2,920 crowdsourcing and crowdfunding sites
At its core, gamification is about “motivation of the masses,” wrote Claudia Pelzer in a piece on the rapidly expanding trend, so it shouldn’t come as a surprise that many crowdsourcing platforms use it to drive participation.
Consider InfoArmy, which uses badges and ranks to motivate users to create research reports on companies. Wikipedia, the poster child of crowdsourcing, also uses badges to recognize particularly excellent contributions – in hopes of encouraging more such fine work. Gamification is also frequently used in citizen science initiatives, like the games on Zooniverse that tap into the crowd’s talents to help scientists analyze and categorize raw data. Leaderboards, which fire up our desire to compete, are common, too.
Gamification is now being used in the ideation process, too, and some companies are creating immersive platforms that aim to not only get users to participate, but truly want them to have fun while solving a company’s challenges.
One such site is the Academy of Ideas. Created in 2011, the Latvian platform runs as both an internal brainstorming tool, as well as a public, crowdsourced one. To access the public at large, the Academy of Ideas team built a Facebook app for users to host open crowdsourced contests.

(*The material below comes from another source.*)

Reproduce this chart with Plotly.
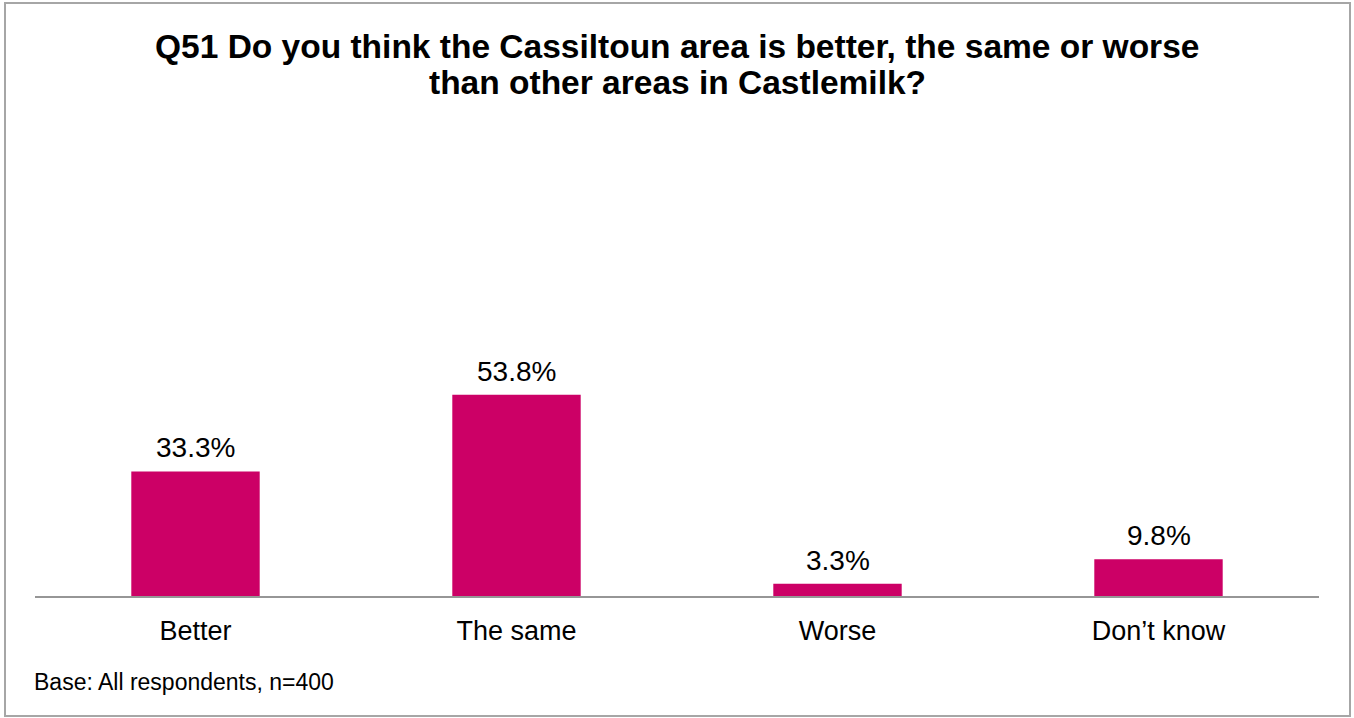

The users, “students” in the Academy, compete to come up with the best ideas or solutions for challenges, which include anything from new product suggestions and logo designs to surveys and ideas for catchy slogans.
Once users turn in their submissions, they can vote on others’ ideas. The voting is in the form of head to head battles, where points are rewarded for both participation (one point for each vote, presumably to encourage more activity), and winning battles (two points to the user who comes up with the better of two ideas). Academy of Ideas’ CEO Andris Čeksters claims that an average challenge receives 200 ideas from around 50 users over a three-day period.
As users accumulate more points, their ideas float up the leaderboard. In addition to the points earned, contest creators can choose to award monetary prizes to the winners. Unlike some other competition-based platforms which only reward the top one or few users, Academy of Ideas recognizes up to 50 individuals for coming up with good ideas. The payout bracket dictates that the winning idea gets ten percent of the total award money, second place gets seven percent, third place five percent, and so on.
As users complete more challenges, the points they receive act as credits toward earning higher degrees and honors from the Academy. Players work their way up from a baccalaureate degree, through professorship, all the way to becoming a Nobel Prize laureate.
All of this, according to Čeksters, helps solve what he considers to be three common problems in crowdsourcing: that to drive participation, high monetary prizes must be awarded; that only the best one or few participants are recognized for their efforts; and that voting tends to favor earlier ideas.
First, because users build rank and reputation when they earn points, monetary prizes are not as important to drive participation – crowd validation helps to keep the best users coming back. Second, as all ideas can get points, and up to 50 individuals can earn money, more than just a handful of participants are rewarded for their efforts.
And, finally, since the voting happens in a head to head setting (instead of a chronological list, for example), the best ideas have the greatest chance of rising to the top, regardless of when they were submitted. To help improve quality, the team built in an automatic filtering process – an idea has to win at least a certain number of head to head battles to keep fighting ahead.
Academy of Ideas also offers some other nifty features, like individual “rooms” for teams to work in. The team licenses out its technology on a monthly basis, offering different tiers for different-sized companies, though larger companies can also buy access for an unlimited time.
Academy of Ideas has been used by the Latvian government, as well as non-profits and SMEs. Looking to the future, Čeksters says his team is working on improving its gamification mechanics, as well as better integrating the external and internal competition offerings.